The quality in the Jessica Simpson and Lindsay Lohan pieces are obviously suspect, but so is their level of thoughtfulness as well. The Atlantic had an article that touched on the level of care, detail and thoughtfulness and mused that the price might actually be worth it: “Part of that care, Singer, the senior vice president of Barneys New York maintains, means recognizing that ‘things that are very expensive can be very expensive for just the right reasons—because they were made beautifully by someone who really gave a lot of care to the design and by people who were fairly paid along the way to execute something that was rather difficult. Those prices that often seem high are fair prices.'”
The argument that everybody in fashion has lost their minds is not necessarily supported either. Shuoyong Shi seemed to have investigated the topic of excessive consumption in fashion in 1999 and concluded that spending on fashion causes “excessive wealth fluctuations”, but the overall level of wealth is stable. The article seem to basically suggest that even when we’re shopping more than we should, we’re still living somewhat within our means. Furthermore, if excessive spending is merely relative to how much money we had in the first place, then ‘astronomic designer price points’ is a gross generalization of all consumers, who cannot and should not be put together. In this sense, Wolk’s description of ‘democratic’ seem to merely mean that he is lumping together customers of significantly different levels of wealth and have greatly vary in willingness and ability to spend. And on the other spectrum of this is the ultra-luxury in fashion, such as Prada’s recent made-to-measure men’s shirts with one million variations.

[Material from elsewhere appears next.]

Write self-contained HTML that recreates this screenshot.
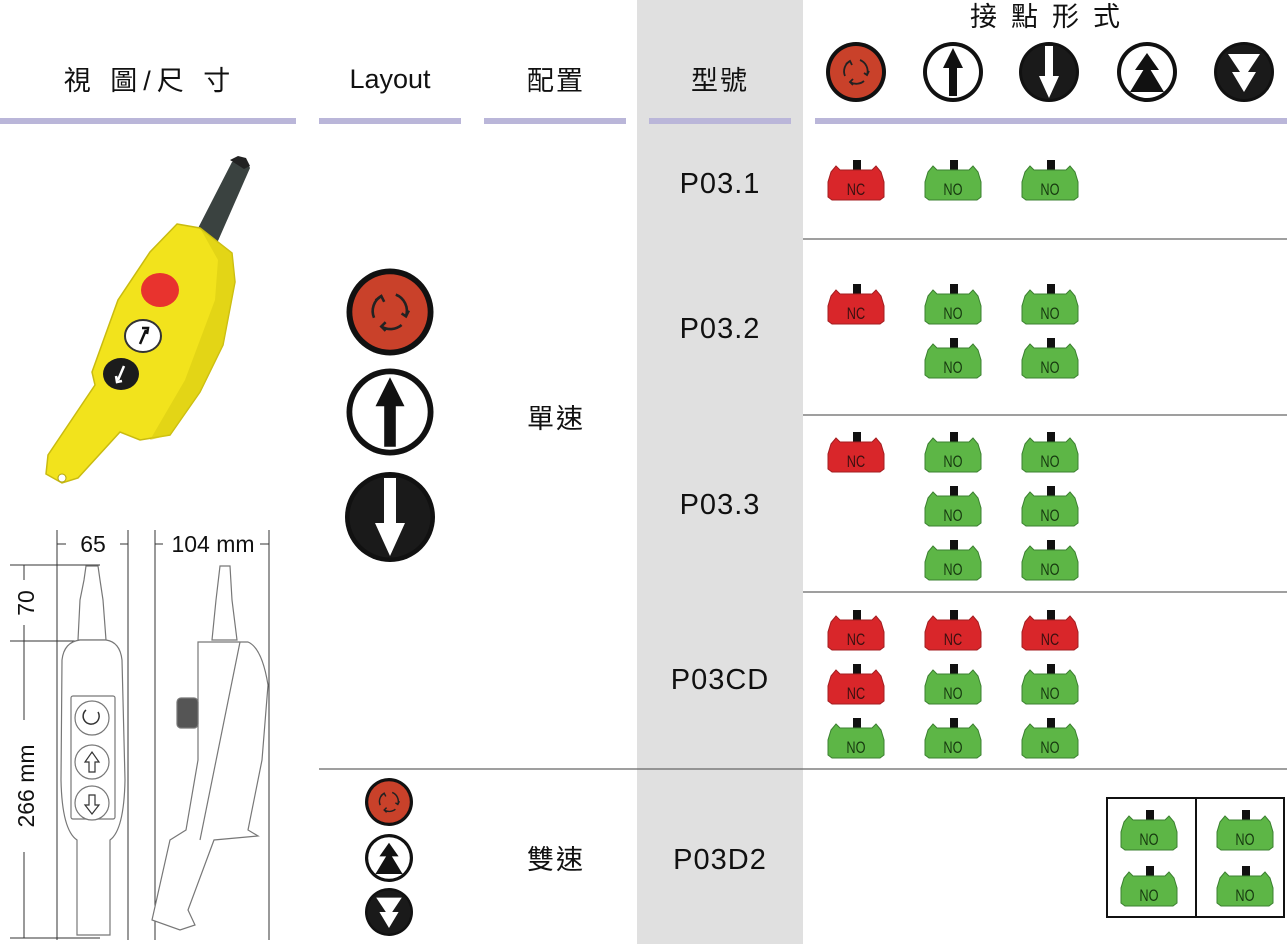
<!DOCTYPE html>
<html><head><meta charset="utf-8"><style>
html,body{margin:0;padding:0;background:#fff;}
svg{display:block;}
.t{font-family:"Liberation Sans","Noto Sans CJK TC",sans-serif;fill:#111;}
</style></head><body>
<svg width="1287" height="944" viewBox="0 0 1287 944" xmlns="http://www.w3.org/2000/svg">
<defs>
<g id="nc">
 <rect x="25" y="0" width="8" height="10" fill="#111"/>
 <path d="M3,12 L8,6 L12,10 L44,10 L48,6 L53,12 L56,22 L56,37 L52,40 L4,40 L0,37 L0,22 Z" fill="#d9262a" stroke="#a31d20" stroke-width="1"/>
 <text x="28" y="35" text-anchor="middle" font-family="Liberation Sans,sans-serif" font-size="17" fill="#3a1010" transform="translate(7 0) scale(0.75 1)">NC</text>
</g>
<g id="no">
 <rect x="25" y="0" width="8" height="10" fill="#111"/>
 <path d="M3,12 L8,6 L12,10 L44,10 L48,6 L53,12 L56,22 L56,37 L52,40 L4,40 L0,37 L0,22 Z" fill="#5db646" stroke="#3b8030" stroke-width="1"/>
 <text x="28" y="35" text-anchor="middle" font-family="Liberation Sans,sans-serif" font-size="17" fill="#173a10" transform="translate(7 0) scale(0.75 1)">NO</text>
</g>
<g id="ic-rot">
 <circle r="30" fill="#111"/><circle r="26" fill="#c9412a"/>
 <g stroke="#222" stroke-width="1.8" fill="none">
 <path d="M-6,-11 A12,12 0 0 0 -11,4"/><path d="M-10,-8 L-6,-11 L-4,-7"/>
 <path d="M4,-12 A12,12 0 0 1 11,3"/><path d="M8,1 L11,3 L13,-1"/>
 <path d="M8,9 A12,12 0 0 1 -6,10"/><path d="M-3,7 L-6,10 L-3,13"/>
 </g>
</g>
<g id="ic-up">
 <circle r="30" fill="#111"/><circle r="26" fill="#fff"/>
 <path d="M-4,24 L-4,-4 L-10,-4 L0,-24 L10,-4 L4,-4 L4,24 Z" fill="#111"/>
</g>
<g id="ic-dn">
 <circle r="30" fill="#111"/><circle r="27" fill="#1a1a1a"/>
 <path d="M-4,-26 L-4,4 L-10,4 L0,26 L10,4 L4,4 L4,-26 Z" fill="#fff"/>
</g>
<g id="ic-uu">
 <circle r="30" fill="#111"/><circle r="26" fill="#fff"/>
 <path d="M0,-19 L-12,-2 L12,-2 Z M0,-8 L-17,20 L17,20 Z" fill="#111"/>
</g>
<g id="ic-dd">
 <circle r="30" fill="#111"/><circle r="27" fill="#1a1a1a"/>
 <path d="M-16,-18 L16,-18 L0,6 Z M-12,0 L12,0 L0,20 Z" fill="#fff"/>
</g>
</defs>

<rect x="637" y="0" width="166" height="944" fill="#e0e0e0"/>

<g fill="#bab6d9">
<rect x="0" y="118" width="296" height="6"/>
<rect x="319" y="118" width="142" height="6"/>
<rect x="484" y="118" width="142" height="6"/>
<rect x="649" y="118" width="142" height="6"/>
<rect x="815" y="118" width="472" height="6"/>
</g>

<text class="t" x="150" y="90" text-anchor="middle" font-size="27" letter-spacing="6">視 圖/尺 寸</text>
<text class="t" x="390" y="88" text-anchor="middle" font-size="27">Layout</text>
<text class="t" x="556" y="90" text-anchor="middle" font-size="27" letter-spacing="2">配置</text>
<text class="t" x="720" y="90" text-anchor="middle" font-size="27" letter-spacing="2">型號</text>
<text class="t" x="1052" y="26" text-anchor="middle" font-size="27" letter-spacing="14">接點形式</text>

<use href="#ic-rot" x="856" y="72"/>
<use href="#ic-up" x="953" y="72"/>
<use href="#ic-dn" x="1049" y="72"/>
<use href="#ic-uu" x="1147" y="72"/>
<use href="#ic-dd" x="1244" y="72"/>

<g stroke="#666" stroke-width="1.3">
<line x1="803" y1="239" x2="1287" y2="239"/>
<line x1="803" y1="415" x2="1287" y2="415"/>
<line x1="803" y1="592" x2="1287" y2="592"/>
<line x1="319" y1="769" x2="1287" y2="769"/>
</g>

<g class="t" font-size="29" text-anchor="middle" letter-spacing="1">
<text x="720" y="193">P03.1</text>
<text x="720" y="338">P03.2</text>
<text x="720" y="514">P03.3</text>
<text x="720" y="689">P03CD</text>
<text x="720" y="869">P03D2</text>
</g>
<text class="t" x="556" y="428" text-anchor="middle" font-size="27" letter-spacing="2">單速</text>
<text class="t" x="556" y="869" text-anchor="middle" font-size="27" letter-spacing="2">雙速</text>

<g transform="translate(390 312) scale(1.45)"><use href="#ic-rot"/></g>
<g transform="translate(390 412) scale(1.45)"><use href="#ic-up"/></g>
<g transform="translate(390 517) scale(1.5)"><use href="#ic-dn"/></g>
<g transform="translate(389 802) scale(0.8)"><use href="#ic-rot"/></g>
<g transform="translate(389 858) scale(0.8)"><use href="#ic-uu"/></g>
<g transform="translate(389 912) scale(0.8)"><use href="#ic-dd"/></g>

<use href="#nc" x="828" y="160"/><use href="#no" x="925" y="160"/><use href="#no" x="1022" y="160"/>
<use href="#nc" x="828" y="284"/><use href="#no" x="925" y="284"/><use href="#no" x="1022" y="284"/>
<use href="#no" x="925" y="338"/><use href="#no" x="1022" y="338"/>
<use href="#nc" x="828" y="432"/><use href="#no" x="925" y="432"/><use href="#no" x="1022" y="432"/>
<use href="#no" x="925" y="486"/><use href="#no" x="1022" y="486"/>
<use href="#no" x="925" y="540"/><use href="#no" x="1022" y="540"/>
<use href="#nc" x="828" y="610"/><use href="#nc" x="925" y="610"/><use href="#nc" x="1022" y="610"/>
<use href="#nc" x="828" y="664"/><use href="#no" x="925" y="664"/><use href="#no" x="1022" y="664"/>
<use href="#no" x="828" y="718"/><use href="#no" x="925" y="718"/><use href="#no" x="1022" y="718"/>

<rect x="1107" y="798" width="177" height="119" fill="none" stroke="#111" stroke-width="2"/>
<line x1="1196" y1="798" x2="1196" y2="917" stroke="#111" stroke-width="2"/>
<use href="#no" x="1121" y="810"/><use href="#no" x="1217" y="810"/>
<use href="#no" x="1121" y="866"/><use href="#no" x="1217" y="866"/>

<path d="M193,238 L232,162 L246,160 L250,168 L214,250 Z" fill="#3a4240"/>
<path d="M230,160 l8,-4 l8,2 l4,8 l-6,3 Z" fill="#222"/>
<path d="M177,224 L200,228 L232,253 L235,282 L223,345 L200,392 L170,435 L140,440 L120,432 L78,478 L62,483 L46,474 L48,455 L95,385 L92,372 L118,300 L150,252 Z" fill="#f2e31c" stroke="#c9bb10" stroke-width="1.5"/>
<path d="M200,228 L232,253 L235,282 L223,345 L200,392 L170,435 L150,440 L185,380 L215,300 L218,260 Z" fill="#d9cc12" opacity="0.6"/>
<circle cx="62" cy="478" r="4" fill="#fff" stroke="#b0a410"/>
<ellipse cx="160" cy="290" rx="19" ry="17" fill="#e8332e"/>
<ellipse cx="143" cy="336" rx="18" ry="16" fill="#fff" stroke="#333" stroke-width="2"/>
<path d="M140,344 L146,330 M142,328 L148,328 L147,334" stroke="#111" stroke-width="2.5" fill="none"/>
<ellipse cx="121" cy="374" rx="18" ry="16" fill="#1c1c1c"/>
<path d="M124,366 L118,380 M116,376 L117,382 L122,381" stroke="#fff" stroke-width="2.5" fill="none"/>

<g stroke="#333" stroke-width="1" fill="none">
<line x1="57" y1="530" x2="57" y2="940"/><line x1="128" y1="530" x2="128" y2="940"/>
<line x1="155" y1="530" x2="155" y2="940"/><line x1="269" y1="530" x2="269" y2="940"/>
<line x1="57" y1="544" x2="66" y2="544"/><line x1="120" y1="544" x2="128" y2="544"/>
<line x1="155" y1="544" x2="163" y2="544"/><line x1="260" y1="544" x2="269" y2="544"/>
<line x1="10" y1="565" x2="100" y2="565"/><line x1="10" y1="641" x2="78" y2="641"/>
<line x1="10" y1="938" x2="100" y2="938"/>
<line x1="24" y1="565" x2="24" y2="580"/><line x1="24" y1="625" x2="24" y2="641"/>
<line x1="24" y1="641" x2="24" y2="720"/><line x1="24" y1="852" x2="24" y2="938"/>
</g>
<g class="t" font-size="23">
<text x="93" y="552" text-anchor="middle">65</text>
<text x="213" y="552" text-anchor="middle">104 mm</text>
<text transform="translate(34 603) rotate(-90)" text-anchor="middle">70</text>
<text transform="translate(34 786) rotate(-90)" text-anchor="middle">266 mm</text>
</g>
<g stroke="#777" stroke-width="1.2" fill="#fff">
<path d="M86,566 L98,566 L100,580 L103,600 L106,640 L78,640 L80,600 L84,580 Z"/>
<path d="M80,640 L106,640 Q120,642 122,660 L125,780 Q124,830 110,840 L110,935 L77,935 L77,840 Q62,830 61,780 L62,660 Q64,642 80,640 Z"/>
<rect x="71" y="696" width="44" height="123" rx="2"/>
<circle cx="92" cy="718" r="17"/><circle cx="92" cy="762" r="17"/><circle cx="92" cy="803" r="17"/>
</g>
<path d="M86,710 A8,8 0 1 0 98,712" stroke="#333" fill="none" stroke-width="1.5"/>
<path d="M89,772 L89,762 L85,762 L92,752 L99,762 L95,762 L95,772 Z M89,795 L89,805 L85,805 L92,814 L99,805 L95,805 L95,795 Z" stroke="#333" fill="none" stroke-width="1.2"/>
<g stroke="#777" stroke-width="1.2" fill="#fff">
<path d="M220,566 L230,566 L232,600 L237,640 L212,640 L216,600 Z"/>
<path d="M198,642 L248,642 Q262,648 268,685 L262,760 L248,830 L258,836 L214,840 L188,910 L195,925 L180,930 L152,920 L170,840 L186,830 L198,760 Z"/>
<rect x="177" y="698" width="21" height="30" rx="4" fill="#555"/>
<line x1="240" y1="642" x2="200" y2="840"/>
</g>
</svg>
</body></html>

Even the packaging for the shirts look like it’s worth more than most shirts out there in the market and the wait for it is four weeks – either a lot of people want it, their production ability is terrible, or they are probably intentionally generating an artificial sense of exclusivity to make people want to pay even more. Yet, perhaps those were just plans that were made before the market crash, and Rebecca Moses is actually onto something.
The Atlantic likened our current times to in Autumn of 1930 when F. Scott Fitzgerald wrote that “the most expensive orgy in history” was irrevocably over. The Atlantic described women wearing the dress shirts that their recently unemployed boyfriend no longer need and this “By mid-November , Saks had cut its prices by 70 percent—well below the break-even point. This introduced the most economically ravaging period in the history of American fashion. Saks’s competitors were forced to follow suit, which meant that designers got next to nothing for their fall collections. As Tracey Ross, who ran what was probably the best-curated boutique in Los Angeles (she was forced out of business in December after nearly 20 years) said, “I am like, ‘Do the math. I sold your $800 shoes for $50.'”
Different cases can be made to go either way – paying the fair price for the full cost and physical/intellectual/creative labor that was put into the piece, or paying the price that the customers think is the fair price. The difference almost seems to just come down to which strings in the hearts of customers are more readily willing to be pulled.